Unionist Attorney General of Virginia
- In office September 10, 1869 – January 19, 1870
- Governor: Gilbert Carlton Walker
- Preceded by: Thomas Russell Bowden
- Succeeded by: James Craig Taylor

Personal details
- Born: October 1, 1819 Litchfield, Connecticut
- Died: December 9, 1874 (aged 55) Alexandria, Virginia
- Party: Republican
- Spouse: Ann Whittlesey
- Occupation: Lawyer

= Charles Whittlesey (lawyer) =

American politician

Charles Whittlesey (October 1, 1819 - December 9, 1874) was an American lawyer and newspaper publisher who briefly served as the Attorney General of Virginia at the end of Congressional Reconstruction.

==Early and family life==
Born in Litchfield, Connecticut, to Eliphalet Whittlesey and his wife Martha Strond, Charles had two brothers (Philander and George) who had died by the time their father wrote his will in 1856 and named his son Walter to serve as executor along with his brother in law Lot Norton. After education, Charles Whittlesey became a lawyer and practiced in Connecticut for several years, even serving as a judge. He married Ann Whittlesey, and had adopted a son, also named Charles, who survived him.

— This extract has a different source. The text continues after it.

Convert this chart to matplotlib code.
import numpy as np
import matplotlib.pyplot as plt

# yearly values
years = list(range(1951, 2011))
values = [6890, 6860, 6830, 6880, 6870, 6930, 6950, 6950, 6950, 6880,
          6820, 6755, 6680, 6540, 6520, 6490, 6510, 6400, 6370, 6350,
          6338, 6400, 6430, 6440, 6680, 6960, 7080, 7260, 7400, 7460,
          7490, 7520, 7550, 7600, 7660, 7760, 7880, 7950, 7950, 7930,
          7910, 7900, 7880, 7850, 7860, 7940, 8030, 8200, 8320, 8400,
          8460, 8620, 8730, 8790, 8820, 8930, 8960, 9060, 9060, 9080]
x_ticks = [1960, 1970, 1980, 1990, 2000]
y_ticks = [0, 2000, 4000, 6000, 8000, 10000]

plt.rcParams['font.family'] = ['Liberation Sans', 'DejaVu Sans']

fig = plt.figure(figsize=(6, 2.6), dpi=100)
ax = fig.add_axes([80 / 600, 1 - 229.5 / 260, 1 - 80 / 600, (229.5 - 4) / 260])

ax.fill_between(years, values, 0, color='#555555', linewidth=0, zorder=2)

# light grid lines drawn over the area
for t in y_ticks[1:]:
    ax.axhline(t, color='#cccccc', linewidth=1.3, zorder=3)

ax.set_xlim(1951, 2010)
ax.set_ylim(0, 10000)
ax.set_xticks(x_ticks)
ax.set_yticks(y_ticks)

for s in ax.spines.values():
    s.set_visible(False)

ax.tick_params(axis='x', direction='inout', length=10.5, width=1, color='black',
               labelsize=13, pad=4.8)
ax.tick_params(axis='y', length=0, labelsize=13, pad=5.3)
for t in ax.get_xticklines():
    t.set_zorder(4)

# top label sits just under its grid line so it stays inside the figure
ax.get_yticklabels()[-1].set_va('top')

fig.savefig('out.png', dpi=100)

==Military, publishing and Virginia career==
During the American Civil War, Whittlesey recruited infantry Company I, of the 22nd Connecticut volunteers, and served as its captain. After being mustered out of the army, Whittlesey remained in Alexandria, Virginia, where he practiced law. He also edited the Alexandria Virginia State Journal, then moved to Richmond, Virginia (which had once again become the state capital) and renamed it the Richmond State Journal. Whittlesey also participated in the April 17, 1867 meeting of Republicans at Richmond's First African Baptist Church.

As Congressional Reconstruction was ending, General Edward Richard Sprigg Canby (who had succeeded Gen. John Schofield as governor of Military District No. 1 upon Schofield's promotion to Secretary of War) appointed Whittlesey Attorney General. Whittlesey held that position for about three months (September 10, 1869 until January 19, 1870, a week before Congress officially restored Virginia to the Union and seated her Senators and Congressmen). During the 1869 election, Whittlesey was the Republican candidate for U.S. Congress from Virginia's 7th District, but lost to Conservative Lewis McKenzie. After Gen. Canby removed Whittlesey from office, he continued to practice law in Richmond. Gen. Canby appointed James Craig Taylor to succeed him as appointed attorney general, since he was elected to that position in November and thus started his term early.

==Death and legacy==
Whittlesey died at his Alexandria home of Bright's disease. His widow applied for and received a pension in Washington D.C. in 1893. His body was returned for burial in Spring Grove Cemetery in Hartford, Connecticut.